High cholesterol? Here's a pill. High blood pressure? Here's two pills. High blood sugar? Here's two pills and an injection. This is what many doctors routinely do without ever addressing why the cholesterol, blood pressure or blood sugar is abnormal in the first place.
Did you know that doctors are monitored according to whether they prescribe medications? If they don't follow the cholesterol guidelines by prescribing statins, insurers will send letters scolding them. If they don't talk to you about the cholesterol-lowering effects of walnuts and oat bran, nobody cares. Physicians even get paid more when a drug is prescribed. A medical encounter that generates a prescription is considered more complex, which qualifies for higher reimbursement. In contrast, if a physician uses some of the very limited time with patients to talk about antioxidants and omega-3 fatty acids, they get nothing more.
In addition, physicians know only the prescription model. They are taught that the only truly valid proof of efficacy is a clinical trial and that everything else is conjecture. That's why pharma rules, even though the literature is full of data about the health benefits of various foods. Food does not have "dosing data."
There may be 30,000 food items in the average grocery store, but none of them has been subjected to any real scientific scrutiny. They bear all sorts of checkmarks and heart symbols, but that tells only part of the story. For example, a cereal might contain fiber -- and boldly tout the ability of this nutrient to lower cholesterol -- but the fine print reveals that a serving of the cereal also delivers the added sugar equivalent of three cookies. Any positive health effect of the fiber is completely negated. But how is the average consumer supposed to know this? They're not. They're just supposed to like the taste and feel good about buying that cereal. My patients may have been trying to "eat better," but they were getting duped.

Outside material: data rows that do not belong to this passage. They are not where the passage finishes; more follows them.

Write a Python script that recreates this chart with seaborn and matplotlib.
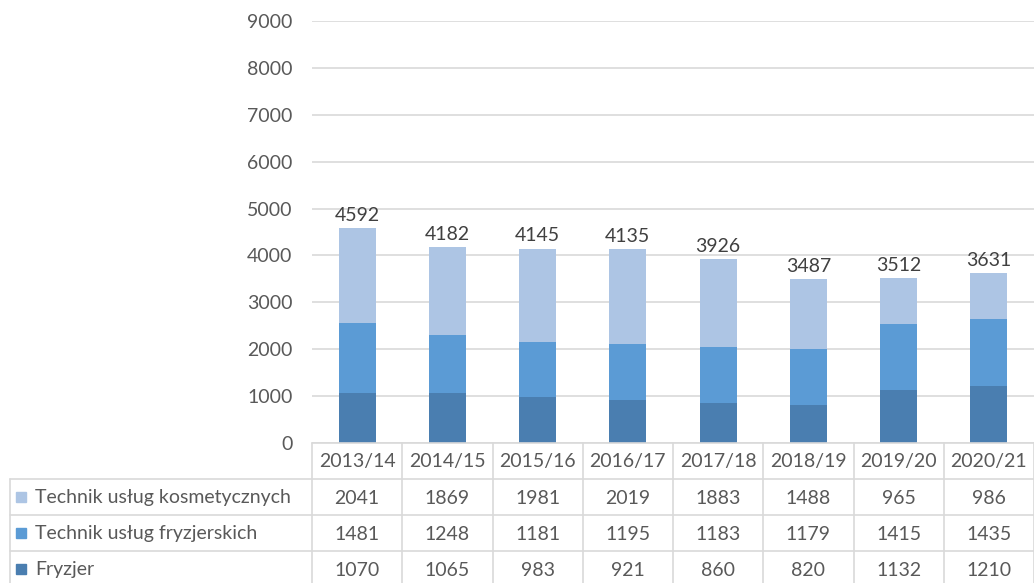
import matplotlib
matplotlib.use("Agg")
import matplotlib.pyplot as plt
import matplotlib.transforms as mtransforms
from matplotlib.patches import Rectangle
import seaborn as sns
import pandas as pd

years = ["2013/14", "2014/15", "2015/16", "2016/17", "2017/18", "2018/19", "2019/20", "2020/21"]
kosmetyczne = [2041, 1869, 1981, 2019, 1883, 1488, 965, 986]
fryzjerskie = [1481, 1248, 1181, 1195, 1183, 1179, 1415, 1435]
fryzjer = [1070, 1065, 983, 921, 860, 820, 1132, 1210]

series_names = ["Technik usług kosmetycznych", "Technik usług fryzjerskich", "Fryzjer"]
colors = ["#ADC5E4", "#5B9BD5", "#4A7EB0"]

df = pd.DataFrame({"rok": years, "kos": kosmetyczne, "fry": fryzjerskie, "fr": fryzjer})
df["l2"] = df["fr"] + df["fry"]
df["total"] = df["l2"] + df["kos"]

sns.set_theme(style="white")
plt.rcParams["font.family"] = ["Lato", "DejaVu Sans"]
txt = "#595959"
fs = 14

W, H = 1034, 583
fig = plt.figure(figsize=(W / 100, H / 100), dpi=100)
ax = fig.add_axes([312 / W, (H - 443) / H, 722 / W, 422 / H])

# stacked bars: draw cumulative heights, tallest first
for col, c in zip(["total", "l2", "fr"], colors):
    sns.barplot(data=df, x="rok", y=col, color=c, width=0.41, saturation=1,
                errorbar=None, linewidth=0, ax=ax)

for i, t in enumerate(df["total"]):
    ax.annotate(str(t), (i, t), xytext=(0, 3), textcoords="offset points",
                ha="center", va="bottom", fontsize=fs, color="#404040")

ax.set_xlim(-0.5, len(years) - 0.5)
ax.set_ylim(0, 9000)
ax.set_yticks(range(0, 9001, 1000))
ax.yaxis.grid(True, color="#D9D9D9", linewidth=1.2)
ax.set_axisbelow(True)
ax.tick_params(axis="y", length=0, pad=14, labelsize=fs, labelcolor=txt)
ax.set_xticks([])
ax.set_xlabel("")
ax.set_ylabel("")
for s in ax.spines.values():
    s.set_visible(False)

# data table below the chart
fa = fig.add_axes([0, 0, 1, 1], facecolor="none")
fa.set_xlim(0, W)
fa.set_ylim(H, 0)
fa.axis("off")
bt = mtransforms.blended_transform_factory(ax.transData, fa.transData)
lc = "#D9D9D9"

row_top = 443
row_h = 36
fa.plot([-0.5, len(years) - 0.5], [row_top, row_top], color=lc, lw=1.2, transform=bt, clip_on=False)
for k in range(1, 4):
    y = row_top + k * row_h
    fa.plot([10, W], [y, y], color=lc, lw=1.2, clip_on=False)
fa.plot([10, 10], [row_top + row_h, H], color=lc, lw=1.2, clip_on=False)
for i in range(len(years) + 1):
    fa.plot([i - 0.5, i - 0.5], [row_top, H], color=lc, lw=1.2, transform=bt, clip_on=False)

for i, yr in enumerate(years):
    fa.text(i, row_top + row_h / 2 + 1, yr, ha="center", va="center", fontsize=fs, color=txt, transform=bt)

rows = [kosmetyczne, fryzjerskie, fryzjer]
for r, (name, vals, c) in enumerate(zip(series_names, rows, colors)):
    yc = row_top + (r + 1.5) * row_h
    fa.add_patch(Rectangle((16, yc - 5), 10, 10, color=c, clip_on=False))
    fa.text(35, yc + 1, name, ha="left", va="center", fontsize=fs, color=txt)
    for i, v in enumerate(vals):
        fa.text(i, yc + 1, str(v), ha="center", va="center", fontsize=fs, color=txt, transform=bt)

fig.savefig("out.png", dpi=100)
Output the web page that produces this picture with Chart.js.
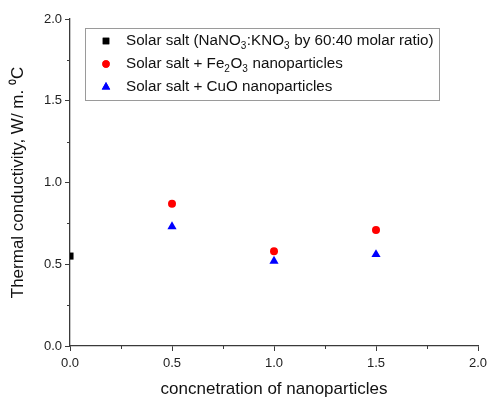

Two decades ago, the National Institutes of Health cholesterol guidelines mandated that changing diet should be tried for three months as the first step in treating high cholesterol, before putting anyone on drugs.
Treatment guidelines, representing the standard of care, only pay lip service to nutrition. For example, the American Heart Association's latest cholesterol management guideline is 120 pages long. How much of that is devoted to diet? One paragraph. The guideline mostly instructs providers on which patient to put on which drug and at what dose. Children as young as 10, according to the guidelines, can be started on statin medications such as Lipitor and Crestor.
My solution is to give physicians, and especially patients, an alternative food-based option for cholesterol lowering that could compete with drugs on every level. These foods taste great and are formulated using only health-promoting ingredients. They are dosed and measured and as easy to prescribe and use as medications. Most important, they yield clinically meaningful cholesterol reductions as confirmed by a clinical trial.
A recent study, supported by grant funding, conducted a trial in two countries testing foods in statin intolerant individuals. These were people who are candidates for statin drugs but either can't or won't take the medications due to side effects, such as muscle aches. The only instruction to the study participants was: "Eat these foods twice per day instead of something you're eating already," without making any other lifestyle changes. Literally as simple as "take this pill twice per day."
The result was that 20%, 30%, even close to 40% cholesterol reductions were found in many individuals in just 30 days. This data was submitted at an American Heart Association meeting and will be submitted for publication. These medication-level cholesterol responses were obtained with food. They don't just represent an option for the estimated 20 million Americans who are statin intolerant and have no other solutions but for millions more who need to lower their cholesterol but don't need stains.
As with medications, not everyone's cholesterol will respond equally to a food intervention. Some people should be on statins even if their cholesterol is perfect. But given that it takes only a month of dietary change to determine whether you're a food responder, doesn't it make sense to give people the chance to at least try a validated food intervention before assigning them to a lifetime of pills? Especially since food doesn't have any side effects, just side benefits such as lower blood pressure, better blood sugar control, weight loss and feeling better.